I saw a young woman sitting down by the river one summer evening. She was barefoot and wore a long white skirt, romantic in a Victorian kind of way. Her feet dangled over the water and she was reading Madame Bovary. Nothing unusual there, you might say, except that she was absent-mindedly feeding crusts to a large cob swan, which waited patiently at her toes. They seemed more at ease together than most of the other couples down on the Quay that night. It felt I’d interrupted something intimate, as if they were waiting for me to pass so she could carry on reading her book to him out loud.
Why would a girl prefer the company of a swan to that of her own kind on a summer evening?
It’s not hard to see the appeal. You’ve only got to watch the faces of children feeding the swans to remember the longing to pick them up and bury your face in all those feathers. Their size and fierceness only heightened the appeal – the illicit dream of hugging a beautiful, wild thing…
And perhaps, if human company had proved difficult and unsatisfying, might you not be more likely to feel an affinity with something like a swan? Your own existence might seem mirrored in theirs – out there alone on the river all day and night, full of thoughts and feelings and glimpses of beauty they have no-one to share with…
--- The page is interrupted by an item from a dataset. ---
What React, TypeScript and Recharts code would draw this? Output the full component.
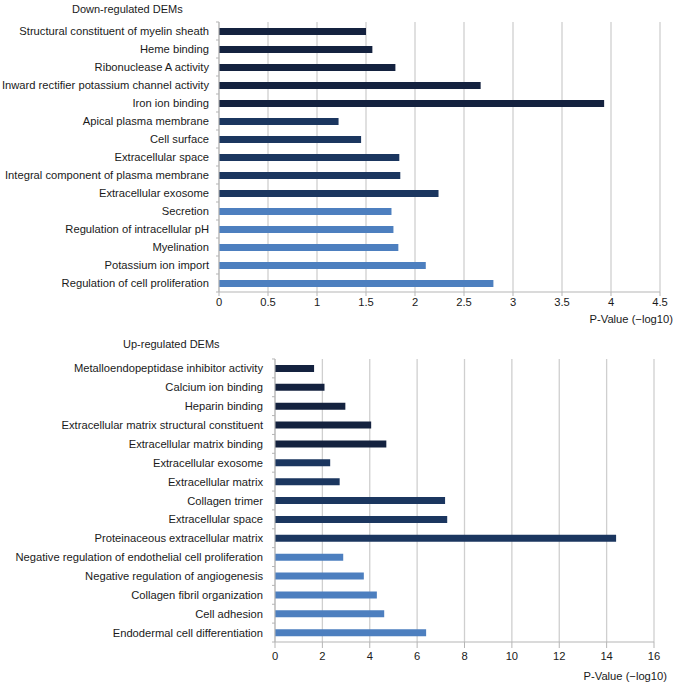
import React from "react";
import { BarChart, Bar, XAxis, YAxis, CartesianGrid, Cell } from "recharts";

const downCategories = [
  "Structural constituent of myelin sheath",
  "Heme binding",
  "Ribonuclease A activity",
  "Inward rectifier potassium channel activity",
  "Iron ion binding",
  "Apical plasma membrane",
  "Cell surface",
  "Extracellular space",
  "Integral component of plasma membrane",
  "Extracellular exosome",
  "Secretion",
  "Regulation of intracellular pH",
  "Myelination",
  "Potassium ion import",
  "Regulation of cell proliferation",
];
const downValues = [1.5, 1.565, 1.8, 2.67, 3.93, 1.22, 1.45, 1.84, 1.85, 2.24, 1.76, 1.78, 1.83, 2.11, 2.8];
const downGroups = ["mf", "mf", "mf", "mf", "mf", "cc", "cc", "cc", "cc", "cc", "bp", "bp", "bp", "bp", "bp"];
const downTicks = [0, 0.5, 1, 1.5, 2, 2.5, 3, 3.5, 4, 4.5];

const upCategories = [
  "Metalloendopeptidase inhibitor activity",
  "Calcium ion binding",
  "Heparin binding",
  "Extracellular matrix structural constituent",
  "Extracellular matrix binding",
  "Extracellular exosome",
  "Extracellular matrix",
  "Collagen trimer",
  "Extracellular space",
  "Proteinaceous extracellular matrix",
  "Negative regulation of endothelial cell proliferation",
  "Negative regulation of angiogenesis",
  "Collagen fibril organization",
  "Cell adhesion",
  "Endodermal cell differentiation",
];
const upValues = [1.65, 2.09, 2.97, 4.06, 4.7, 2.33, 2.73, 7.18, 7.27, 14.4, 2.88, 3.75, 4.3, 4.61, 6.38];
const upGroups = ["mf", "mf", "mf", "mf", "mf", "cc", "cc", "cc", "cc", "cc", "bp", "bp", "bp", "bp", "bp"];
const upTicks = [0, 2, 4, 6, 8, 10, 12, 14, 16];

const groupColors: Record<string, string> = { mf: "#14223f", cc: "#1b365f", bp: "#4d7fbf" };

const FONT = "'Liberation Sans', Arial, Helvetica, sans-serif";

function makeTick(axisX: number, band: number, count: number, gap: number) {
  return (props: any) => {
    const { y, payload, index } = props;
    return (
      <g>
        <text x={axisX - gap} y={y} dy={4} textAnchor="end" fontSize={11.2} fill="#1a1a1a" fontFamily={FONT}>
          {payload.value}
        </text>
        <line x1={axisX - 3} x2={axisX} y1={y - band / 2} y2={y - band / 2} stroke="#b5b5b5" />
        {index === count - 1 ? (
          <line x1={axisX - 3} x2={axisX} y1={y + band / 2} y2={y + band / 2} stroke="#b5b5b5" />
        ) : null}
      </g>
    );
  };
}

interface PanelProps {
  title: string;
  titleX: number;
  titleY: number;
  categories: string[];
  values: number[];
  groups: string[];
  ticks: number[];
  height: number;
  axisWidth: number;
  top: number;
  right: number;
  bottom: number;
  band: number;
  barSize: number;
  labelGap: number;
  tickSize: number;
  tickMargin: number;
  labelDx: number;
  labelDy: number;
}

function Panel(p: PanelProps) {
  const data = p.categories.map((c, i) => ({ name: c, value: p.values[i], group: p.groups[i] }));
  const max = p.ticks[p.ticks.length - 1];
  return (
    <div style={{ position: "relative", width: 677, height: p.height }}>
      <div
        style={{
          position: "absolute",
          left: p.titleX,
          top: p.titleY,
          fontFamily: FONT,
          fontSize: 11,
          color: "#1a1a1a",
          lineHeight: "13px",
          whiteSpace: "nowrap",
        }}
      >
        {p.title}
      </div>
      <BarChart
        width={677}
        height={p.height}
        data={data}
        layout="vertical"
        margin={{ top: p.top, right: p.right, bottom: p.bottom, left: 0 }}
        barCategoryGap={0}
      >
        <CartesianGrid horizontal={false} vertical={true} stroke="#cfcfcf" strokeWidth={1.3} />
        <XAxis
          type="number"
          domain={[0, max]}
          ticks={p.ticks}
          allowDecimals={true}
          interval={0}
          height={30}
          tickSize={p.tickSize}
          tickMargin={p.tickMargin}
          stroke="#b5b5b5"
          tick={{ fontSize: 11.2, fill: "#1a1a1a", fontFamily: FONT }}
          label={{
            value: "P-Value (\u2212log10)",
            position: "insideBottomRight",
            offset: 0,
            dx: p.labelDx,
            dy: p.labelDy,
            fill: "#1a1a1a",
            fontSize: 11.2,
            fontFamily: FONT,
          }}
        />
        <YAxis
          type="category"
          dataKey="name"
          width={p.axisWidth}
          interval={0}
          tickLine={false}
          stroke="#b5b5b5"
          tick={makeTick(p.axisWidth, p.band, p.categories.length, p.labelGap)}
        />
        <Bar dataKey="value" barSize={p.barSize} isAnimationActive={false}>
          {data.map((d, i) => (
            <Cell key={i} fill={groupColors[d.group]} />
          ))}
        </Bar>
      </BarChart>
    </div>
  );
}

export default function App() {
  return (
    <div style={{ position: "absolute", left: 0, top: 0, width: 677, height: 686, background: "#fff" }}>
      <Panel
        title="Down-regulated DEMs"
        titleX={72}
        titleY={3}
        categories={downCategories}
        values={downValues}
        groups={downGroups}
        ticks={downTicks}
        height={330}
        axisWidth={219}
        top={22}
        right={17}
        bottom={8}
        band={18}
        barSize={7}
        labelGap={10}
        tickSize={4}
        tickMargin={2}
        labelDx={13}
        labelDy={1}
      />
      <Panel
        title="Up-regulated DEMs"
        titleX={123}
        titleY={8}
        categories={upCategories}
        values={upValues}
        groups={upGroups}
        ticks={upTicks}
        height={356}
        axisWidth={275}
        top={29}
        right={23}
        bottom={14}
        band={18.9}
        barSize={7}
        labelGap={12}
        tickSize={6}
        tickMargin={4}
        labelDx={13}
        labelDy={8}
      />
    </div>
  );
}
Perfect companions then, swans and lonely hearts. But when should you start worrying about someone who prefers the company of a swan? Lots of people talk to their pets. It’s surely harmless fun to ascribe to animals moods and personalities they can’t possibly own, moods and personalities that are scrambled reflections of our own. That’s what makes them perfect companions.
But what if the animal in question answered back? What if our girl by the river was disturbed from her book by a wry chuckle from the beak of her swan? Should she take him home? Might happiness ever be found in such madness?